::: EXCERPTED RECORDS

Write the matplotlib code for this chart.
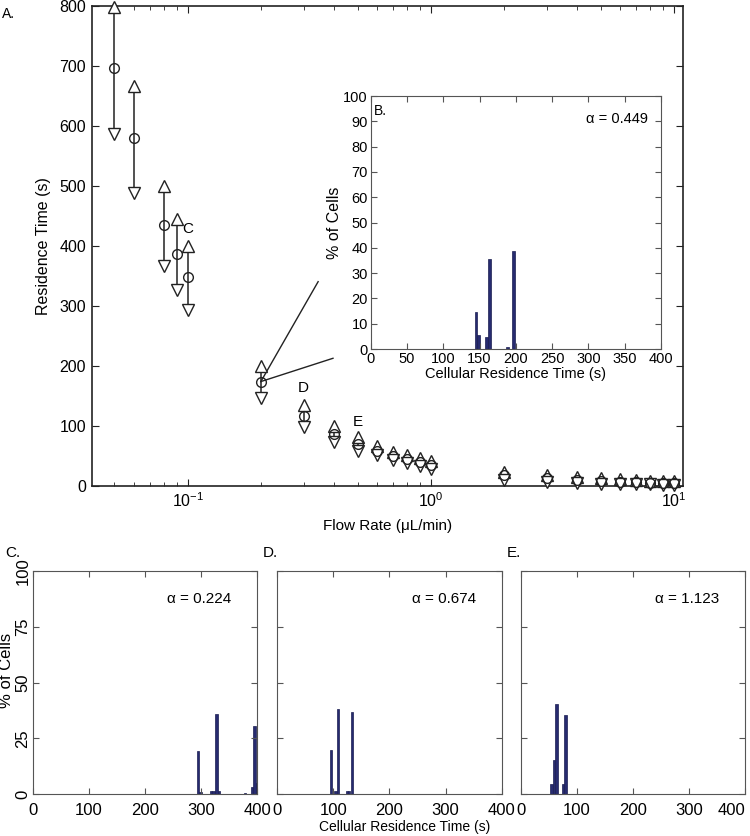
import numpy as np
import matplotlib
matplotlib.use("Agg")
import matplotlib.pyplot as plt

plt.rcParams['font.family'] = ['Liberation Sans', 'DejaVu Sans']
plt.rcParams['mathtext.fontset'] = 'custom'
plt.rcParams['mathtext.rm'] = 'Liberation Sans'

NARROW = ['Liberation Sans Narrow', 'Liberation Sans', 'DejaVu Sans']

# ---------------- data ----------------
flow = [0.05, 0.06, 0.08, 0.09, 0.1, 0.2, 0.3, 0.4, 0.5, 0.6, 0.7, 0.8, 0.9, 1.0,
        2, 3, 4, 5, 6, 7, 8, 9, 10]
t_mean = [697, 580, 435, 387, 349, 174, 117, 87, 70, 59, 50, 45, 40, 35,
          18, 13, 10, 8, 7, 6, 5.5, 5, 4.5]
t_upper = [798, 667, 500, 445, 400, 200, 135, 100, 81, 67, 57, 51, 46, 42,
           24, 19, 15, 13, 11, 10, 9, 8, 8]
t_lower = [587, 489, 367, 326, 293, 147, 98, 74, 59, 52, 43, 38, 34, 29,
           10, 7, 5, 4, 3, 3, 2.5, 2, 2]

# histograms (bin centre s, % of cells)
B_t = [145, 149, 160, 164, 189, 197]
B_pct = [14.5, 5.6, 4.9, 35.6, 0.8, 38.8]
C_t = [294.5, 299, 318, 322.5, 327.5, 332, 379, 391, 395.5, 400]
C_pct = [19.4, 0.9, 1.6, 1.6, 35.8, 1.6, 0.7, 3.4, 30.7, 4.9]
D_t = [96, 103.7, 108.4, 124, 128, 133]
D_pct = [19.9, 1.3, 38.4, 1.3, 1.3, 36.8]
E_t = [55, 59, 64, 75.5, 80]
E_pct = [4.8, 15.4, 40.4, 4.8, 35.7]

BAR = '#272b70'
GRAY = '#555555'

fig = plt.figure(figsize=(7.5, 8.36), dpi=100)

# ---------------- main panel A ----------------
ax = fig.add_axes([0.1223, 0.4187, 0.7884, 0.5742])
ax.set_xscale('log')
ax.set_xlim(0.0403, 10.9)
ax.set_ylim(0, 800)
for x, m, u, l in zip(flow, t_mean, t_upper, t_lower):
    ax.plot([x, x], [l, u], color='#222222', lw=1.1, zorder=2, clip_on=False)
ax.plot(flow, t_upper, ls='none', marker='^', ms=8.5, mfc='white', mec='#222222',
        mew=1.0, clip_on=False, zorder=3)
ax.plot(flow, t_lower, ls='none', marker='v', ms=8.5, mfc='white', mec='#222222',
        mew=1.0, clip_on=False, zorder=3)
ax.plot(flow, t_mean, ls='none', marker='o', ms=7, mfc='none', mec='#222222',
        mew=1.0, clip_on=False, zorder=4)

# lines to the inset
ax.plot([0.2, 0.344], [174, 340.5], color='#222222', lw=1.0)
ax.plot([0.2, 0.396], [174, 212.8], color='#222222', lw=1.0)

ax.text(0.1, 428, 'C', ha='center', va='center', fontsize=11)
ax.text(0.3, 163, 'D', ha='center', va='center', fontsize=11)
ax.text(0.5, 107, 'E', ha='center', va='center', fontsize=11)

ax.set_yticks(np.arange(0, 801, 100))
ax.tick_params(which='both', direction='in', top=True, right=True, labelsize=11.5,
               color='#222222')
ax.tick_params(which='major', length=5, pad=4)
ax.tick_params(which='minor', length=3)
for s in ax.spines.values():
    s.set_color('#222222')
    s.set_linewidth(1.2)
ax.set_xlabel('Flow Rate (\u03bcL/min)', fontsize=11, labelpad=6)
ax.set_ylabel('Residence Time (s)', fontsize=11.5, labelpad=6)
fig.text(0.003, 0.983, 'A.', fontsize=10, va='center')

# ---------------- inset B ----------------
axb = fig.add_axes([0.4943, 0.5825, 0.3871, 0.3026])
axb.bar(B_t, B_pct, width=4, color=BAR, edgecolor='#1a1d50', lw=0.5)
axb.set_xlim(0, 400)
axb.set_ylim(0, 100)
axb.set_xticks(np.arange(0, 401, 50))
axb.set_yticks(np.arange(0, 101, 10))
axb.tick_params(direction='in', top=True, right=True, labelsize=10.5, length=4,
                color=GRAY, pad=2)
for s in axb.spines.values():
    s.set_color(GRAY)
axb.set_xlabel('Cellular Residence Time (s)', fontsize=10.5, labelpad=1)
axb.set_ylabel('% of Cells', fontsize=11.5, labelpad=1)
axb.text(5, 94, 'B.', fontsize=10, va='center')
axb.text(339, 91, '\u03b1 = 0.449', fontsize=10.5, ha='center', va='center')

# ---------------- bottom panels C, D, E ----------------
panels = [('C.', C_t, C_pct, '\u03b1 = 0.224', 0.0436, 5),
          ('D.', D_t, D_pct, '\u03b1 = 0.674', 0.3697, 263),
          ('E.', E_t, E_pct, '\u03b1 = 1.123', 0.6943, 507)]
for i, (lab, tt, pct, alpha_txt, left, lab_x) in enumerate(panels):
    a = fig.add_axes([left, 0.0499, 0.2991, 0.2671])
    a.bar(tt, pct, width=4.4, color=BAR, edgecolor='#1a1d50', lw=0.5)
    a.set_xlim(0, 400)
    a.set_ylim(0, 100)
    a.set_xticks(np.arange(0, 401, 100))
    a.set_yticks(np.arange(0, 101, 25))
    a.tick_params(direction='in', top=True, right=True, length=4,
                  color=GRAY, pad=6)
    a.set_xticklabels([str(v) for v in range(0, 401, 100)], family=NARROW,
                      fontsize=12)
    for s in a.spines.values():
        s.set_color(GRAY)
    if i == 0:
        a.set_yticklabels([str(v) for v in range(0, 101, 25)], family=NARROW,
                          fontsize=12, rotation=90, va='center')
        a.tick_params(axis='y', pad=1.5)
    else:
        a.set_yticklabels([])
    if i == 2:
        a.get_xticklabels()[-1].set_ha('right')
    a.text(297, 87.5, alpha_txt, fontsize=11, ha='center', va='center')
    fig.text(lab_x / 750, 1 - 553 / 836, lab, fontsize=11, va='center')

fig.text(0.009, 1 - 670 / 836, '% of Cells', fontsize=12, rotation=90,
         ha='center', va='center')
fig.text(405 / 750, 1 - 827 / 836, 'Cellular Residence Time (s)', family=NARROW,
         fontsize=10, ha='center', va='center')

fig.savefig('out.png', dpi=100, facecolor='white')
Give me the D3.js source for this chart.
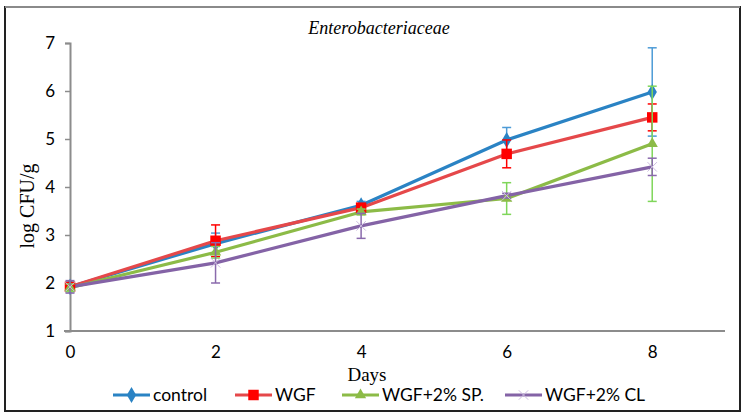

::::::

TASK OBJECTIVE –
Omit any images, then output the listing exactly.

THE COMPLETED TASK –
Write the matplotlib code for this chart.
import numpy as np
import matplotlib
matplotlib.use("Agg")
import matplotlib.pyplot as plt

plt.rcParams['font.family'] = ['Liberation Sans', 'DejaVu Sans']
plt.rcParams['mathtext.fontset'] = 'custom'
plt.rcParams['mathtext.rm'] = 'Liberation Sans'

NARROW = ['Liberation Sans Narrow', 'Liberation Sans', 'DejaVu Sans']

# ---------------- data ----------------
flow = [0.05, 0.06, 0.08, 0.09, 0.1, 0.2, 0.3, 0.4, 0.5, 0.6, 0.7, 0.8, 0.9, 1.0,
        2, 3, 4, 5, 6, 7, 8, 9, 10]
t_mean = [697, 580, 435, 387, 349, 174, 117, 87, 70, 59, 50, 45, 40, 35,
          18, 13, 10, 8, 7, 6, 5.5, 5, 4.5]
t_upper = [798, 667, 500, 445, 400, 200, 135, 100, 81, 67, 57, 51, 46, 42,
           24, 19, 15, 13, 11, 10, 9, 8, 8]
t_lower = [587, 489, 367, 326, 293, 147, 98, 74, 59, 52, 43, 38, 34, 29,
           10, 7, 5, 4, 3, 3, 2.5, 2, 2]

# histograms (bin centre s, % of cells)
B_t = [145, 149, 160, 164, 189, 197]
B_pct = [14.5, 5.6, 4.9, 35.6, 0.8, 38.8]
C_t = [294.5, 299, 318, 322.5, 327.5, 332, 379, 391, 395.5, 400]
C_pct = [19.4, 0.9, 1.6, 1.6, 35.8, 1.6, 0.7, 3.4, 30.7, 4.9]
D_t = [96, 103.7, 108.4, 124, 128, 133]
D_pct = [19.9, 1.3, 38.4, 1.3, 1.3, 36.8]
E_t = [55, 59, 64, 75.5, 80]
E_pct = [4.8, 15.4, 40.4, 4.8, 35.7]

BAR = '#272b70'
GRAY = '#555555'

fig = plt.figure(figsize=(7.5, 8.36), dpi=100)

# ---------------- main panel A ----------------
ax = fig.add_axes([0.1223, 0.4187, 0.7884, 0.5742])
ax.set_xscale('log')
ax.set_xlim(0.0403, 10.9)
ax.set_ylim(0, 800)
for x, m, u, l in zip(flow, t_mean, t_upper, t_lower):
    ax.plot([x, x], [l, u], color='#222222', lw=1.1, zorder=2, clip_on=False)
ax.plot(flow, t_upper, ls='none', marker='^', ms=8.5, mfc='white', mec='#222222',
        mew=1.0, clip_on=False, zorder=3)
ax.plot(flow, t_lower, ls='none', marker='v', ms=8.5, mfc='white', mec='#222222',
        mew=1.0, clip_on=False, zorder=3)
ax.plot(flow, t_mean, ls='none', marker='o', ms=7, mfc='none', mec='#222222',
        mew=1.0, clip_on=False, zorder=4)

# lines to the inset
ax.plot([0.2, 0.344], [174, 340.5], color='#222222', lw=1.0)
ax.plot([0.2, 0.396], [174, 212.8], color='#222222', lw=1.0)

ax.text(0.1, 428, 'C', ha='center', va='center', fontsize=11)
ax.text(0.3, 163, 'D', ha='center', va='center', fontsize=11)
ax.text(0.5, 107, 'E', ha='center', va='center', fontsize=11)

ax.set_yticks(np.arange(0, 801, 100))
ax.tick_params(which='both', direction='in', top=True, right=True, labelsize=11.5,
               color='#222222')
ax.tick_params(which='major', length=5, pad=4)
ax.tick_params(which='minor', length=3)
for s in ax.spines.values():
    s.set_color('#222222')
    s.set_linewidth(1.2)
ax.set_xlabel('Flow Rate (\u03bcL/min)', fontsize=11, labelpad=6)
ax.set_ylabel('Residence Time (s)', fontsize=11.5, labelpad=6)
fig.text(0.003, 0.983, 'A.', fontsize=10, va='center')

# ---------------- inset B ----------------
axb = fig.add_axes([0.4943, 0.5825, 0.3871, 0.3026])
axb.bar(B_t, B_pct, width=4, color=BAR, edgecolor='#1a1d50', lw=0.5)
axb.set_xlim(0, 400)
axb.set_ylim(0, 100)
axb.set_xticks(np.arange(0, 401, 50))
axb.set_yticks(np.arange(0, 101, 10))
axb.tick_params(direction='in', top=True, right=True, labelsize=10.5, length=4,
                color=GRAY, pad=2)
for s in axb.spines.values():
    s.set_color(GRAY)
axb.set_xlabel('Cellular Residence Time (s)', fontsize=10.5, labelpad=1)
axb.set_ylabel('% of Cells', fontsize=11.5, labelpad=1)
axb.text(5, 94, 'B.', fontsize=10, va='center')
axb.text(339, 91, '\u03b1 = 0.449', fontsize=10.5, ha='center', va='center')

# ---------------- bottom panels C, D, E ----------------
panels = [('C.', C_t, C_pct, '\u03b1 = 0.224', 0.0436, 5),
          ('D.', D_t, D_pct, '\u03b1 = 0.674', 0.3697, 263),
          ('E.', E_t, E_pct, '\u03b1 = 1.123', 0.6943, 507)]
for i, (lab, tt, pct, alpha_txt, left, lab_x) in enumerate(panels):
    a = fig.add_axes([left, 0.0499, 0.2991, 0.2671])
    a.bar(tt, pct, width=4.4, color=BAR, edgecolor='#1a1d50', lw=0.5)
    a.set_xlim(0, 400)
    a.set_ylim(0, 100)
    a.set_xticks(np.arange(0, 401, 100))
    a.set_yticks(np.arange(0, 101, 25))
    a.tick_params(direction='in', top=True, right=True, length=4,
                  color=GRAY, pad=6)
    a.set_xticklabels([str(v) for v in range(0, 401, 100)], family=NARROW,
                      fontsize=12)
    for s in a.spines.values():
        s.set_color(GRAY)
    if i == 0:
        a.set_yticklabels([str(v) for v in range(0, 101, 25)], family=NARROW,
                          fontsize=12, rotation=90, va='center')
        a.tick_params(axis='y', pad=1.5)
    else:
        a.set_yticklabels([])
    if i == 2:
        a.get_xticklabels()[-1].set_ha('right')
    a.text(297, 87.5, alpha_txt, fontsize=11, ha='center', va='center')
    fig.text(lab_x / 750, 1 - 553 / 836, lab, fontsize=11, va='center')

fig.text(0.009, 1 - 670 / 836, '% of Cells', fontsize=12, rotation=90,
         ha='center', va='center')
fig.text(405 / 750, 1 - 827 / 836, 'Cellular Residence Time (s)', family=NARROW,
         fontsize=10, ha='center', va='center')

fig.savefig('out.png', dpi=100, facecolor='white')
Give me the D3.js source for this chart.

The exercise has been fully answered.